If you had a situation that required the very fastest response possible, I would expect the highest performance would be obtained from a zone on the main M1 board set for fast response and an output (if used) also coming off the main board. The reason for this would be that the communication with this I/O would not be over the RS485 bus. I have not been using the main boards I/O (and I have not done any comparision testing) but I would expect faster results from this approach. If this is not correct then hopefully Spanky or others will chime in. I definately would not want to mislead anyone.
There might be a downside for security applications:
In my experience the Elk's performance and dependablity has been rock solid and I have not noticed any issues with false triggers of a zone. I think it would be more likely that a false trigger would come from a connected device or installation/wiring issues than from the Elk itself, but the small delay in the triggering of a zone might help under some conditions. If I was doing straight security, I would probably leave the delay in hopes that it would reduce the likelyhood of a false trigger. So far I have only used my Elk for home automation so I hope some people with more security experience will chime in on this issue.
In reality, there are two zone loop response times referred to as Fast Loop Response and Slow Loop Response. When the zone definition is setup in the M1, either loop response time can be used. The default is slow loop response. You can set any time you want for either loop response times in the Global Setup Section of the M1 programming. A fast loop response could be set as a slower time than the slow loop response. The range is from 20 milliseconds to 2.55 seconds in 10 millisecond increments. The faster the loop response time is set to, the more chance of a false trigger. The zone loop must remain violated for the entire loop response time to be considered as a zone violation.

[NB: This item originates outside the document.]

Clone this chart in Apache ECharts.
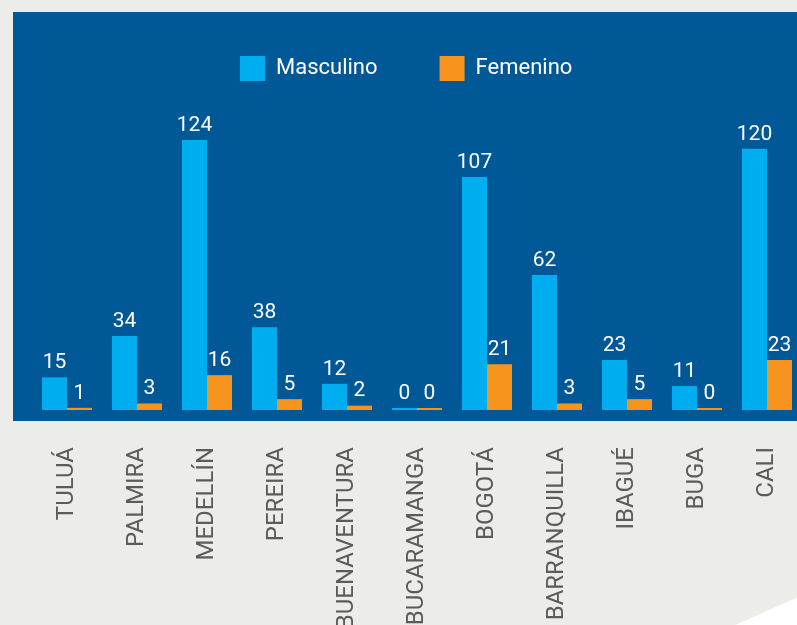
<!DOCTYPE html>
<html><head><meta charset="utf-8">
<script src="https://cdn.jsdelivr.net/npm/echarts@6/dist/echarts.min.js"></script>
<style>html,body{margin:0;padding:0;background:#ececE8;overflow:hidden;}#c{width:797px;height:625px;}</style>
</head><body><div id="c"></div>
<script>
const categories = ['TULUÁ','PALMIRA','MEDELLÍN','PEREIRA','BUENAVENTURA','BUCARAMANGA','BOGOTÁ','BARRANQUILLA','IBAGUÉ','BUGA','CALI'];
const masculino = [15,34,124,38,12,0,107,62,23,11,120];
const femenino = [1,3,16,5,2,0,21,3,5,0,23];
const seriesNames = ['Masculino','Femenino'];

const chart = echarts.init(document.getElementById('c'), null, {renderer:'canvas'});
const font = 'Roboto, "DejaVu Sans", sans-serif';
const labelCfg = {show:true, position:'top', distance:4, color:'#ffffff', fontSize:21, fontFamily:font};
chart.setOption({
  backgroundColor:'#ececE8',
  animation:false,
  graphic:[
    {type:'rect', z:-10, silent:true, shape:{x:13,y:12,width:790,height:409}, style:{fill:'#005896'}},
    {type:'polygon', z:-10, silent:true, shape:{points:[[733,626],[798,597],[798,626]]}, style:{fill:'#ffffff'}}
  ],
  legend:{
    data:seriesNames, top:51, left:235, itemWidth:25, itemHeight:25, itemGap:62,
    icon:'rect',
    textStyle:{color:'#ffffff', fontSize:22, fontFamily:font, padding:[0,0,0,6]}
  },
  grid:{left:32, width:770, top:127, bottom:215, containLabel:false, outerBoundsMode:'none'},
  xAxis:{
    type:'category', data:categories,
    axisLine:{show:false}, axisTick:{show:false},
    axisLabel:{rotate:90, margin:37, color:'#5b5b5b', fontSize:24, fontFamily:font, interval:0}
  },
  yAxis:{type:'value', min:0, max:130, show:false, splitLine:{show:false}},
  series:[
    {name:seriesNames[0], type:'bar', data:masculino, barWidth:25, barGap:'0%', barMinHeight:2,
     itemStyle:{color:'#00aeef'}, label:labelCfg},
    {name:seriesNames[1], type:'bar', data:femenino, barWidth:25, barGap:'0%', barMinHeight:2,
     itemStyle:{color:'#f7941d'}, label:labelCfg}
  ]
});
</script></body></html>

I changed the door that I use the most (the door between the garage and family room) to a fast loop response. This zone does have the chime enabled, and I also use that zone to trigger the garage lights. The only thing different that I have noticied is that sometimes when closing the door, if I didn't use my man strength and close it all the way, and perhaps the door ever so lightly opens again just as I realize I didn't get it closed, the chime will sound again. When I had it set to the normal response time, I had never seen this, unless the door completely reopened and I wasn't there to shut it just as fast as it had opened. I don't view this as annoying, or problematic, or anything. I am just documenting what I have seen as the only difference. I do like the lights coming on in the garage a few milliseconds earlier. You'd be surprised that you really do notice such things. And that's all I have to say about that.